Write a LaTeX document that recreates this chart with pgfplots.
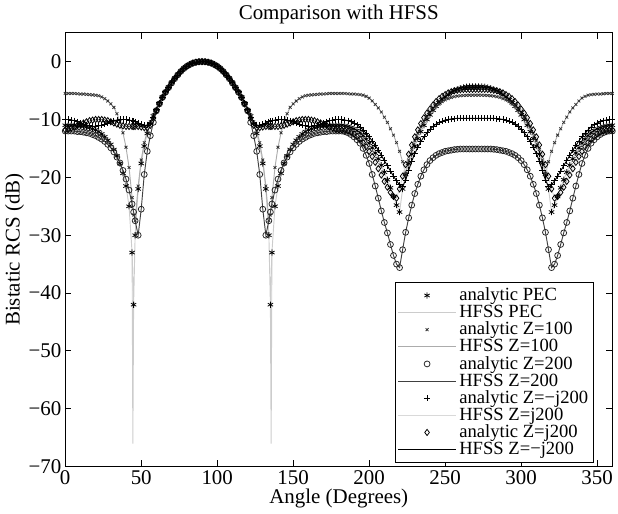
\documentclass[border=0pt]{standalone}
\usepackage{fontspec}
\setmainfont{Liberation Serif}
\usepackage{pgfplots}
\usepackage{pgfplotstable}
\pgfplotsset{compat=1.18}

% angle, PEC, Z=100, Z=200, Z=-j200, Z=j200 (dB)
\pgfplotstableread{
ang pec z100 z200 zmj zj
0 -11.0 -5.5 -12.0 -10.0 -11.8
2 -11.0 -5.5 -12.0 -10.0 -11.7
4 -11.0 -5.5 -12.0 -10.1 -11.5
6 -11.0 -5.5 -12.0 -10.2 -11.3
8 -11.1 -5.55 -12.1 -10.4 -11.0
10 -11.1 -5.6 -12.1 -10.6 -10.8
12 -11.2 -5.6 -12.2 -10.8 -10.6
14 -11.3 -5.65 -12.3 -11.0 -10.4
16 -11.4 -5.7 -12.4 -11.1 -10.2
18 -11.6 -5.75 -12.6 -11.2 -10.1
20 -11.8 -5.8 -12.8 -11.2 -10.0
22 -12.1 -5.9 -13.1 -11.1 -10.0
24 -12.5 -6.1 -13.4 -11.0 -10.0
26 -13.0 -6.4 -13.8 -10.8 -10.1
28 -13.6 -6.8 -14.3 -10.6 -10.2
30 -14.3 -7.3 -14.9 -10.4 -10.4
32 -15.2 -7.9 -15.6 -10.2 -10.6
34 -16.3 -9.0 -16.5 -10.1 -10.8
36 -17.6 -10.4 -17.5 -10.0 -11.0
38 -19.3 -12.3 -18.8 -10.0 -11.1
40 -21.5 -14.8 -20.3 -10.0 -11.2
42 -25.0 -18.3 -22.2 -10.1 -11.2
44 -33.0 -23.5 -24.6 -10.2 -11.2
45 -42.0 -26.5 -26.0 -10.3 -11.2
46 -30.0 -27.5 -27.5 -10.4 -11.2
48 -22.0 -21.5 -30.0 -10.6 -11.2
50 -17.6 -17.0 -25.5 -10.8 -11.3
52 -14.6 -14.0 -19.5 -11.0 -11.4
54 -12.4 -12.0 -15.5 -11.0 -11.4
56 -10.7 -10.4 -12.8 -10.6 -11.0
58 -9.4 -9.2 -10.5 -9.6 -9.8
60 -8.3 -8.2 -8.5 -8.3 -8.5
62 -7.2 -7.1 -7.3 -7.1 -7.3
64 -6.1 -6.1 -6.2 -6.1 -6.2
66 -5.2 -5.2 -5.3 -5.2 -5.3
68 -4.4 -4.4 -4.5 -4.4 -4.5
70 -3.6 -3.6 -3.7 -3.6 -3.7
72 -2.9 -2.9 -2.95 -2.9 -2.95
74 -2.3 -2.3 -2.3 -2.3 -2.3
76 -1.7 -1.7 -1.7 -1.7 -1.7
78 -1.2 -1.2 -1.2 -1.2 -1.2
80 -0.8 -0.8 -0.8 -0.8 -0.8
82 -0.5 -0.5 -0.5 -0.5 -0.5
84 -0.25 -0.25 -0.25 -0.25 -0.25
86 -0.1 -0.1 -0.1 -0.1 -0.1
88 -0.02 -0.02 -0.02 -0.02 -0.02
90 0 0 0 0 0
92 -0.02 -0.02 -0.02 -0.02 -0.02
94 -0.1 -0.1 -0.1 -0.1 -0.1
96 -0.25 -0.25 -0.25 -0.25 -0.25
98 -0.5 -0.5 -0.5 -0.5 -0.5
100 -0.8 -0.8 -0.8 -0.8 -0.8
102 -1.2 -1.2 -1.2 -1.2 -1.2
104 -1.7 -1.7 -1.7 -1.7 -1.7
106 -2.3 -2.3 -2.3 -2.3 -2.3
108 -2.9 -2.9 -2.95 -2.9 -2.95
110 -3.6 -3.6 -3.7 -3.6 -3.7
112 -4.4 -4.4 -4.5 -4.4 -4.5
114 -5.2 -5.2 -5.3 -5.2 -5.3
116 -6.1 -6.1 -6.2 -6.1 -6.2
118 -7.2 -7.1 -7.3 -7.1 -7.3
120 -8.3 -8.2 -8.5 -8.3 -8.5
122 -9.4 -9.2 -10.5 -9.6 -9.8
124 -10.7 -10.4 -12.8 -10.6 -11.0
126 -12.4 -12.0 -15.5 -11.0 -11.4
128 -14.6 -14.0 -19.5 -11.0 -11.4
130 -17.6 -17.0 -25.5 -10.8 -11.3
132 -22.0 -21.5 -30.0 -10.6 -11.2
134 -30.0 -27.5 -27.5 -10.4 -11.2
135 -42.0 -26.5 -26.0 -10.3 -11.2
136 -33.0 -23.5 -24.6 -10.2 -11.2
138 -25.0 -18.3 -22.2 -10.1 -11.2
140 -21.5 -14.8 -20.3 -10.0 -11.2
142 -19.3 -12.3 -18.8 -10.0 -11.1
144 -17.6 -10.4 -17.5 -10.0 -11.0
146 -16.3 -9.0 -16.5 -10.1 -10.8
148 -15.2 -7.9 -15.6 -10.2 -10.6
150 -14.3 -7.3 -14.9 -10.4 -10.4
152 -13.6 -6.8 -14.3 -10.6 -10.2
154 -13.0 -6.4 -13.8 -10.8 -10.1
156 -12.5 -6.1 -13.4 -11.0 -10.0
158 -12.1 -5.9 -13.1 -11.1 -10.0
160 -11.8 -5.8 -12.8 -11.2 -10.0
162 -11.6 -5.75 -12.6 -11.2 -10.1
164 -11.4 -5.7 -12.4 -11.1 -10.2
166 -11.3 -5.65 -12.3 -11.0 -10.4
168 -11.2 -5.6 -12.2 -10.8 -10.6
170 -11.1 -5.6 -12.1 -10.6 -10.8
172 -11.1 -5.55 -12.1 -10.4 -11.0
174 -11.0 -5.5 -12.0 -10.2 -11.3
176 -11.0 -5.5 -12.0 -10.1 -11.5
178 -11.0 -5.5 -12.0 -10.0 -11.7
180 -11.0 -5.5 -12.0 -10.0 -11.8
182 -11.0 -5.5 -12.0 -10.0 -11.8
184 -11.1 -5.5 -12.1 -10.1 -11.9
186 -11.2 -5.55 -12.3 -10.2 -12.0
188 -11.4 -5.6 -12.6 -10.4 -12.2
190 -11.6 -5.6 -13.0 -10.6 -12.5
192 -11.9 -5.65 -13.5 -10.9 -12.9
194 -12.3 -5.7 -14.1 -11.3 -13.4
196 -12.8 -5.8 -15.0 -11.8 -14.0
198 -13.4 -6.0 -16.2 -12.4 -14.7
200 -14.1 -6.3 -17.6 -13.0 -15.5
202 -14.9 -6.8 -19.5 -13.7 -16.4
204 -15.8 -7.4 -21.5 -14.5 -17.4
206 -16.8 -8.0 -23.6 -15.3 -18.5
208 -17.9 -8.7 -25.8 -16.2 -19.6
210 -19.1 -9.6 -27.8 -17.1 -20.7
212 -20.4 -10.5 -29.6 -18.0 -21.7
214 -21.8 -11.6 -31.6 -18.9 -22.6
216 -23.3 -12.7 -33.5 -19.8 -23.3
218 -24.8 -14.0 -35.0 -20.6 -23.6
220 -26.0 -15.5 -35.6 -21.3 -22.0
222 -22.0 -17.3 -32.5 -21.6 -19.8
224 -19.5 -19.3 -29.5 -20.5 -17.8
226 -17.6 -17.0 -27.0 -18.8 -16.0
228 -16.0 -15.2 -24.8 -17.2 -14.4
230 -14.6 -13.7 -22.8 -15.9 -13.0
232 -13.3 -12.4 -21.2 -14.8 -11.8
234 -12.1 -11.3 -19.8 -13.8 -10.7
236 -11.0 -10.3 -18.7 -13.0 -9.7
238 -10.0 -9.5 -17.8 -12.3 -8.9
240 -9.2 -8.8 -17.1 -11.7 -8.2
242 -8.4 -8.2 -16.6 -11.2 -7.5
244 -7.7 -7.7 -16.2 -10.8 -6.9
246 -7.1 -7.3 -15.9 -10.5 -6.4
248 -6.6 -6.9 -15.7 -10.3 -6.0
250 -6.1 -6.6 -15.5 -10.1 -5.7
252 -5.7 -6.4 -15.4 -10.0 -5.4
254 -5.3 -6.2 -15.3 -9.9 -5.2
256 -5.0 -6.05 -15.2 -9.85 -5.05
258 -4.8 -5.95 -15.15 -9.8 -4.95
260 -4.6 -5.9 -15.1 -9.8 -4.87
262 -4.45 -5.85 -15.1 -9.8 -4.82
264 -4.35 -5.82 -15.1 -9.8 -4.8
266 -4.3 -5.8 -15.1 -9.8 -4.8
268 -4.3 -5.8 -15.1 -9.8 -4.8
270 -4.3 -5.8 -15.1 -9.8 -4.8
272 -4.3 -5.8 -15.1 -9.8 -4.8
274 -4.3 -5.8 -15.1 -9.8 -4.8
276 -4.35 -5.82 -15.1 -9.8 -4.8
278 -4.45 -5.85 -15.1 -9.8 -4.82
280 -4.6 -5.9 -15.1 -9.8 -4.87
282 -4.8 -5.95 -15.15 -9.8 -4.95
284 -5.0 -6.05 -15.2 -9.85 -5.05
286 -5.3 -6.2 -15.3 -9.9 -5.2
288 -5.7 -6.4 -15.4 -10.0 -5.4
290 -6.1 -6.6 -15.5 -10.1 -5.7
292 -6.6 -6.9 -15.7 -10.3 -6.0
294 -7.1 -7.3 -15.9 -10.5 -6.4
296 -7.7 -7.7 -16.2 -10.8 -6.9
298 -8.4 -8.2 -16.6 -11.2 -7.5
300 -9.2 -8.8 -17.1 -11.7 -8.2
302 -10.0 -9.5 -17.8 -12.3 -8.9
304 -11.0 -10.3 -18.7 -13.0 -9.7
306 -12.1 -11.3 -19.8 -13.8 -10.7
308 -13.3 -12.4 -21.2 -14.8 -11.8
310 -14.6 -13.7 -22.8 -15.9 -13.0
312 -16.0 -15.2 -24.8 -17.2 -14.4
314 -17.6 -17.0 -27.0 -18.8 -16.0
316 -19.5 -19.3 -29.5 -20.5 -17.8
318 -22.0 -17.3 -32.5 -21.6 -19.8
320 -26.0 -15.5 -35.6 -21.3 -22.0
322 -24.8 -14.0 -35.0 -20.6 -23.6
324 -23.3 -12.7 -33.5 -19.8 -23.3
326 -21.8 -11.6 -31.6 -18.9 -22.6
328 -20.4 -10.5 -29.6 -18.0 -21.7
330 -19.1 -9.6 -27.8 -17.1 -20.7
332 -17.9 -8.7 -25.8 -16.2 -19.6
334 -16.8 -8.0 -23.6 -15.3 -18.5
336 -15.8 -7.4 -21.5 -14.5 -17.4
338 -14.9 -6.8 -19.5 -13.7 -16.4
340 -14.1 -6.3 -17.6 -13.0 -15.5
342 -13.4 -6.0 -16.2 -12.4 -14.7
344 -12.8 -5.8 -15.0 -11.8 -14.0
346 -12.3 -5.7 -14.1 -11.3 -13.4
348 -11.9 -5.65 -13.5 -10.9 -12.9
350 -11.6 -5.6 -13.0 -10.6 -12.5
352 -11.4 -5.6 -12.6 -10.4 -12.2
354 -11.2 -5.55 -12.3 -10.2 -12.0
356 -11.1 -5.5 -12.1 -10.1 -11.9
358 -11.0 -5.5 -12.0 -10.0 -11.8
360 -11.0 -5.5 -12.0 -10.0 -11.8
}\rcs

\begin{document}
\begin{tikzpicture}[font=\fontsize{13.5}{15}\selectfont]
\begin{axis}[
  scale only axis,
  width=353pt, height=280pt,
  xmin=0, xmax=360, ymin=-70, ymax=5,
  xtick={0,50,...,350},
  xticklabels={0,50,100,150,200,250,300,350},
  ytick={-70,-60,...,0},
  yticklabels={−70,−60,−50,−40,−30,−20,−10,0},
  tick align=inside,
  major tick length=4pt,
  tick style={black, line width=0.6pt},
  axis line style={black, line width=0.8pt},
  xticklabel style={yshift=1pt},
  yticklabel style={xshift=1pt},
  title={Comparison with HFSS},
  title style={yshift=-4pt},
  xlabel={Angle (Degrees)},
  ylabel={Bistatic RCS (dB)},
  xlabel style={yshift=4pt},
  ylabel style={yshift=-4pt},
  legend image code/.code={\draw[mark repeat=2,mark phase=2,#1] plot coordinates {(0cm,0cm) (0.65cm,0cm) (1.3cm,0cm)};},
  legend style={at={(0.967,0.426)}, anchor=north east, draw=black, line width=0.8pt,
    row sep=-2.6pt, inner sep=1.5pt, font=\fontsize{12}{12}\selectfont},
  legend cell align=left,
]
\addplot[only marks, mark=asterisk, mark size=2pt, black, mark options={line width=0.5pt}] table[x=ang,y=pec]{\rcs};
\addlegendentry{analytic PEC}
\addplot[gray!40, line width=0.6pt] table[x=ang,y=pec]{\rcs};
\addlegendentry{HFSS PEC}
\addplot[only marks, mark=x, mark size=1.3pt, black!80, mark options={line width=0.5pt}] table[x=ang,y=z100]{\rcs};
\addlegendentry{analytic Z=100}
\addplot[gray!65, line width=0.6pt] table[x=ang,y=z100]{\rcs};
\addlegendentry{HFSS Z=100}
\addplot[only marks, mark=o, mark size=1.9pt, black!85, mark options={line width=0.5pt}] table[x=ang,y=z200]{\rcs};
\addlegendentry{analytic Z=200}
\addplot[black!75, line width=0.6pt] table[x=ang,y=z200]{\rcs};
\addlegendentry{HFSS Z=200}
\addplot[only marks, mark=+, mark size=2pt, black, mark options={line width=0.5pt}] table[x=ang,y=zmj]{\rcs};
\addlegendentry{analytic Z=−j200}
\addplot[gray!30, line width=0.6pt] table[x=ang,y=zj]{\rcs};
\addlegendentry{HFSS Z=j200}
\addplot[only marks, mark=diamond, mark size=2pt, black, mark options={line width=0.5pt}] table[x=ang,y=zj]{\rcs};
\addlegendentry{analytic Z=j200}
\addplot[black, line width=0.6pt] table[x=ang,y=zmj]{\rcs};
\addlegendentry{HFSS Z=−j200}
\addplot[gray!40, line width=0.6pt, forget plot] coordinates {(44,-33) (44.5,-66) (45,-42)};
\addplot[gray!40, line width=0.6pt, forget plot] coordinates {(135,-42) (135.5,-66) (136,-33)};
\end{axis}
\end{tikzpicture}
\end{document}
————
Filter out every line that lacks the word "with", and copy the rest.

**Problem solution**
Write a LaTeX document that recreates this chart with pgfplots.
  title={Comparison with HFSS},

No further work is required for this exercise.